О пользе рабства. «Рабский труд», пишет Зайцев, «обеспечивал досуг значительной части гражданского коллектива … По мере того как росла доля рабского труда … все более зазорным становился всякий производительный труд для свободного человека … развитие рабовладения поддерживало, закрепляло и оживляло шедшее от родовой аристократии пренебрежительное отношение к любой деятельности, связанной с производством и обменом. Рабство не только обеспечивало … свободное время, но и толкало … на то, чтобы использовать его не обязательно в целях максимального обогащения, но и в занятиях, не связанных непосредственно с экономикой» (Зайцев, 62).

Широкие массы были как бы трамплином, с которого брали разбег немногие, отправляясь в полёт к заоблачным далям, к горе Парнас, где творили высокую культуру. Неудивительно что изначально деятели науки были почти исключительно выходцами из аристократии — Фалес, Анаксимандр, Пифагор, Гиппас, Демокрит, и т.д. В качестве исключения можно вспомнить разве только Евдокса.

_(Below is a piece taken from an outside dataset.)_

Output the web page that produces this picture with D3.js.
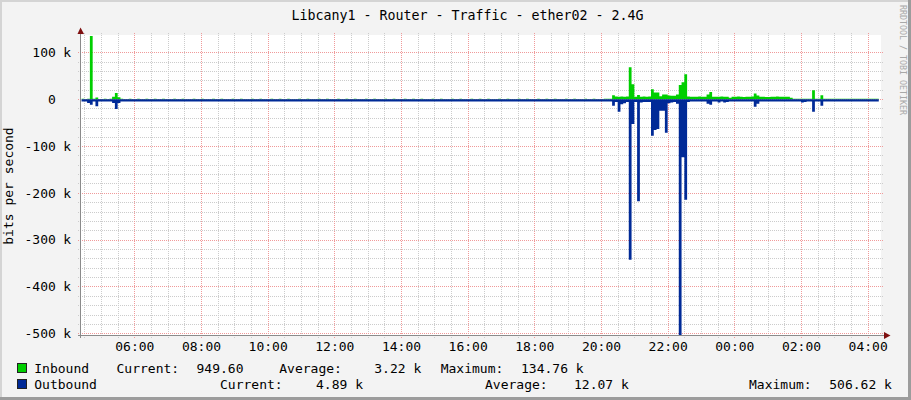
<!DOCTYPE html>
<html><head><meta charset="utf-8">
<script src="https://cdn.jsdelivr.net/npm/d3@7"></script>
<style>
html,body{margin:0;padding:0;background:#f3f3f3;}
svg{display:block;}
text{font-family:"DejaVu Sans Mono",monospace;}
</style></head><body>
<svg id="chart" width="911" height="400"></svg>
<script>
// ---------------- data ----------------
const title = "Libcany1 - Router - Traffic - ether02 - 2.4G";
const yTitle = "bits per second";
const watermark = "RRDTOOL / TOBI OETIKER";
const viewStart = new Date(2024, 0, 1, 4, 24);
const viewEnd = new Date(2024, 0, 2, 4, 24);
const firstSample = new Date(2024, 0, 1, 4, 25);
const stepMinutes = 5;
const yTickValues = [100, 0, -100, -200, -300, -400, -500];
const yTickUnits = ["k", "", "k", "k", "k", "k", "k"];
const xTickLabels = ["06:00","08:00","10:00","12:00","14:00","16:00","18:00","20:00","22:00","00:00","02:00","04:00"];
const seriesNames = ["Inbound", "Outbound"];
const seriesColors = ["#00cf00", "#002a97"];
const currentVals = ["949.60", "4.89 k"];
const averageVals = ["3.22 k", "12.07 k"];
const maximumVals = ["134.76 k", "506.62 k"];

// inbound traffic, k bits/s, one value per 5 minutes
const inbound = [
  0.6,0.5,0.6,134.76,0.6,3.6,0.5,0.5,0.6,0.5,0.6,5,13,4,0.6,0.5,0.5,0.6,0.5,0.5,0.6,0.5,0.5,0.6,
  0.5,0.5,0.6,0.5,0.5,0.6,0.5,0.5,0.5,0.6,0.5,0.5,0.6,0.5,0.5,0.5,0.6,0.5,0.5,0.6,0.5,0.5,0.5,0.6,
  0.5,0.5,0.6,0.5,0.5,0.5,0.6,0.5,0.5,0.6,0.5,0.5,0.5,0.6,0.5,0.5,0.6,0.5,0.5,0.5,0.6,0.5,0.5,0.6,
  0.5,0.5,0.6,0.5,0.5,0.5,0.6,0.5,0.5,0.6,0.5,0.5,0.5,0.6,0.5,0.5,0.6,0.5,0.5,0.5,0.6,0.5,0.5,0.6,
  0.5,0.5,0.6,0.5,0.5,0.5,0.6,0.5,0.5,0.6,0.5,0.5,0.5,0.6,0.5,0.5,0.6,0.5,0.5,0.5,0.6,0.5,0.5,0.6,
  0.5,0.5,0.6,0.5,0.5,0.5,0.6,0.5,0.5,0.6,0.5,0.5,0.5,0.6,0.5,0.5,0.6,0.5,0.5,0.5,0.6,0.5,0.5,0.6,
  0.5,0.5,0.6,0.5,0.5,0.5,0.6,0.5,0.5,0.6,0.5,0.5,0.5,0.6,0.5,0.5,0.6,0.5,0.5,0.5,0.6,0.5,0.5,0.6,
  0.5,0.5,0.6,0.5,0.5,0.5,0.6,0.5,0.5,0.6,0.5,0.5,0.5,0.6,0.5,0.5,0.6,0.5,0.5,0.5,0.6,0.7,0.8,8.5,
  5.5,5,5.5,5,5.5,68,32,5,9,5,5.5,5,5.5,21,14,14,6,10,10,8,7,7,10,30,
  36,53,5.5,5,5,5,5.5,5,5,10,15,5,5,5,5.5,5,5,3,5,5,5.5,5,4.5,5,
  5,5.5,12,8,5,5,4.5,4.5,5,5,5.5,5,5,5,5,3,1,0.9,0.8,0.9,0.8,0.9,1,19,
  0.9,1,8.5,0.9,0.8,0.9,1,0.9,0.8,0.9,1,0.9,0.8,0.9,1,0.9,0.8,0.9,1,0.9,0.8,0.9,0.9496
];
// outbound traffic, k bits/s (drawn negative)
const outbound = [
  5,5,8,12,5,15,5,5,5,5,5,8,21,8,5,5,5,5,5,5,5,5,5,5,
  5,5,5,5,5,5,5,5,5,5,5,5,5,5,5,5,5,5,5,5,5,5,5,5,
  5,5,5,5,5,5,5,5,5,5,5,5,5,5,5,5,5,5,5,5,5,5,5,5,
  5,5,5,5,5,5,5,5,5,5,5,5,5,5,5,5,5,5,5,5,5,5,5,5,
  5,5,5,5,5,5,5,5,5,5,5,5,5,5,5,5,5,5,5,5,5,5,5,5,
  5,5,5,5,5,5,5,5,5,5,5,5,5,5,5,5,5,5,5,5,5,5,5,5,
  5,5,5,5,5,5,5,5,5,5,5,5,5,5,5,5,5,5,5,5,5,5,5,5,
  5,5,5,5,5,5,5,5,5,5,5,5,5,5,5,5,5,5,5,5,5,5,5,14,
  6,27,11,9,6,343,53,6,218,7,6,6,6,78,66,64,25,25,72,9,7,6,10,506.62,
  124,215,6,5,5,5,5,5,5,10,12,5,5,7,5,7,6,5,5,5,5,5,5,5,
  5,5,16,10,5,5,5,5,5,5,5,5,5,5,5,5,5,5,5,7,6,5,5,27,
  5,5,14,5,5,5,5,5,5,5,5,5,5,5,5,5,5,5,5,5,5,5,4.89
];

// ---------------- drawing ----------------
const svg = d3.select("#chart");
const W = 911, H = 400;
const plot = {left: 81, right: 881, top: 35, bottom: 335};

svg.append("rect").attr("width", W).attr("height", H).attr("fill", "#f3f3f3");

const x = d3.scaleTime().domain([viewStart, viewEnd]).range([plot.left, plot.right]);
const y = d3.scaleLinear().domain([-500, 100]).range([333.3, 52.3]);

svg.append("rect").attr("x", plot.left).attr("y", plot.top)
  .attr("width", plot.right - plot.left).attr("height", plot.bottom - plot.top).attr("fill", "#ffffff");

// grid
const minorY = d3.range(-500, 101, 20).filter(v => v % 100 !== 0);
const majorY = yTickValues;
const minorX = d3.timeMinute.every(30).range(viewStart, viewEnd).filter(d => !(d.getMinutes() === 0 && d.getHours() % 2 === 0));
const majorX = d3.timeHour.every(2).range(viewStart, viewEnd);

const grid = svg.append("g").attr("shape-rendering", "crispEdges");
grid.selectAll(".hmin").data(minorY).enter().append("line")
  .attr("x1", plot.left - 3).attr("x2", plot.right + 2)
  .attr("y1", d => Math.round(y(d)) + 0.5).attr("y2", d => Math.round(y(d)) + 0.5)
  .attr("stroke", "#cccccc").attr("stroke-dasharray", "1,1");
grid.selectAll(".vmin").data(minorX).enter().append("line")
  .attr("y1", plot.top - 2).attr("y2", plot.bottom + 3)
  .attr("x1", d => Math.round(x(d)) + 0.5).attr("x2", d => Math.round(x(d)) + 0.5)
  .attr("stroke", "#cccccc").attr("stroke-dasharray", "1,1");
grid.selectAll(".hmaj").data(majorY).enter().append("line")
  .attr("x1", plot.left - 3).attr("x2", plot.right + 2)
  .attr("y1", d => Math.round(y(d)) + 0.5).attr("y2", d => Math.round(y(d)) + 0.5)
  .attr("stroke", "#f09a9a").attr("stroke-dasharray", "1,1");
grid.selectAll(".vmaj").data(majorX).enter().append("line")
  .attr("y1", plot.top - 2).attr("y2", plot.bottom + 3)
  .attr("x1", d => Math.round(x(d)) + 0.5).attr("x2", d => Math.round(x(d)) + 0.5)
  .attr("stroke", "#f09a9a").attr("stroke-dasharray", "1,1");

// data areas
svg.append("clipPath").attr("id", "clip").append("rect")
  .attr("x", plot.left).attr("y", plot.top)
  .attr("width", plot.right - plot.left).attr("height", plot.bottom - plot.top);

function series(vals, sign) {
  const pts = vals.map((v, i) => ({t: new Date(+firstSample + i * stepMinutes * 60000), v: sign * v}));
  pts.push({t: new Date(+firstSample + vals.length * stepMinutes * 60000), v: sign * vals[vals.length - 1]});
  return pts;
}
const area = d3.area().curve(d3.curveStepAfter)
  .x(d => x(d.t)).y0(y(0)).y1(d => y(d.v));
const g = svg.append("g").attr("clip-path", "url(#clip)");
g.append("path").datum(series(inbound, 1)).attr("d", area).attr("fill", seriesColors[0]);
g.append("path").datum(series(outbound, -1)).attr("d", area).attr("fill", seriesColors[1]);

// axes
const axisColor = "#8a8a8a", arrowColor = "#7f1010";
svg.append("line").attr("x1", 80.5).attr("x2", 80.5).attr("y1", 338).attr("y2", 31)
  .attr("stroke", axisColor).attr("shape-rendering", "crispEdges");
svg.append("line").attr("x1", 78).attr("x2", 885).attr("y1", 335.5).attr("y2", 335.5)
  .attr("stroke", axisColor).attr("shape-rendering", "crispEdges");
svg.append("path").attr("d", "M77.5,34 L84,34 L80.5,27.5 Z").attr("fill", arrowColor);
svg.append("path").attr("d", "M884,332 L884,339 L890.5,335.5 Z").attr("fill", arrowColor);

// y labels
const yl = svg.append("g").attr("font-size", "13px").attr("fill", "#000");
yTickValues.forEach((v, i) => {
  yl.append("text").attr("x", 55.8).attr("y", y(v) + 4.7).attr("text-anchor", "end").text(v);
  if (yTickUnits[i]) yl.append("text").attr("x", 63.3).attr("y", y(v) + 4.7).text(yTickUnits[i]);
});

// x labels
const xl = svg.append("g").attr("font-size", "13px").attr("fill", "#000");
majorX.forEach((d, i) => {
  xl.append("text").attr("x", x(d) + 0.5).attr("y", 350.5).attr("text-anchor", "middle").text(xTickLabels[i]);
});

// titles
svg.append("text").attr("x", 467.5).attr("y", 19.5).attr("text-anchor", "middle")
  .attr("font-size", "13.3px").attr("fill", "#000").text(title);
svg.append("text").attr("transform", "translate(12.5,186) rotate(-90)").attr("text-anchor", "middle")
  .attr("font-size", "13px").attr("fill", "#000").text(yTitle);
svg.append("text").attr("transform", "translate(899.5,60) rotate(90)").attr("text-anchor", "middle")
  .attr("font-size", "8.3px").attr("fill", "#a8a8a8").text(watermark);

// legend
const legendY = [372.5, 388.5];
const legendX = [
  {lab: 116.5, cur: 196.5, avgL: 279.3, avg: 374.3, maxL: 440.7, max: 521},
  {lab: 220, cur: 316, avgL: 485, avg: 574, maxL: 749, max: 829.3}
];
const lg = svg.append("g").attr("font-size", "13px").attr("fill", "#000");
seriesNames.forEach((name, i) => {
  const by = legendY[i], p = legendX[i];
  lg.append("rect").attr("x", 17.5).attr("y", by - 9).attr("width", 9).attr("height", 9)
    .attr("fill", seriesColors[i]).attr("stroke", "#222").attr("stroke-width", 1);
  lg.append("text").attr("x", 34.3).attr("y", by).text(name);
  lg.append("text").attr("x", p.lab).attr("y", by).text("Current:");
  lg.append("text").attr("x", p.cur).attr("y", by).text(currentVals[i]);
  lg.append("text").attr("x", p.avgL).attr("y", by).text("Average:");
  lg.append("text").attr("x", p.avg).attr("y", by).text(averageVals[i]);
  lg.append("text").attr("x", p.maxL).attr("y", by).text("Maximum:");
  lg.append("text").attr("x", p.max).attr("y", by).text(maximumVals[i]);
});

// frame
svg.append("rect").attr("x", 0).attr("y", 0).attr("width", W).attr("height", 2).attr("fill", "#d4d4d4");
svg.append("rect").attr("x", 0).attr("y", 0).attr("width", 2).attr("height", H).attr("fill", "#d4d4d4");
svg.append("rect").attr("x", 0).attr("y", H - 3).attr("width", W).attr("height", 3).attr("fill", "#9c9c9c");
svg.append("rect").attr("x", W - 3).attr("y", 0).attr("width", 3).attr("height", H).attr("fill", "#9c9c9c");
</script>
</body></html>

Из этого следует, собственно, что культуры, подобной древней, и не могло быть, если бы не существовало сурового закрепощения большинства. Это, естественно, вызывает определённого рода неприязнь к Античности со стороны тех, кто считает, что нельзя пользоваться плодами древа, которое поливали какого-либо рода насилием и угнетением. «В этом», пишет Ницше, «источник той злобы, которую коммунисты и социалисты, и их бледные потомки, белая раса „либералов“, питали во всякое время … к классической древности» (Ницше, 278).
И действительно, поклонников низших сословий, этих «друзей народа», как называл их д.и.н. С.В. Волков, естественно, вгоняет в самую чёрную злобу глубочайшая элитарность античного образа жизни, недоступного низкой толпе ни в каком виде. Впрочем, они хотя бы последний факт понимают, тогда как сами представители этой толпы воображают, что приобщение их к классической культуре вполне возможно; надо ли говорить, сколь они заблуждаются. Очень хотелось бы, чтобы они прекратили уже свои попытки, собственно.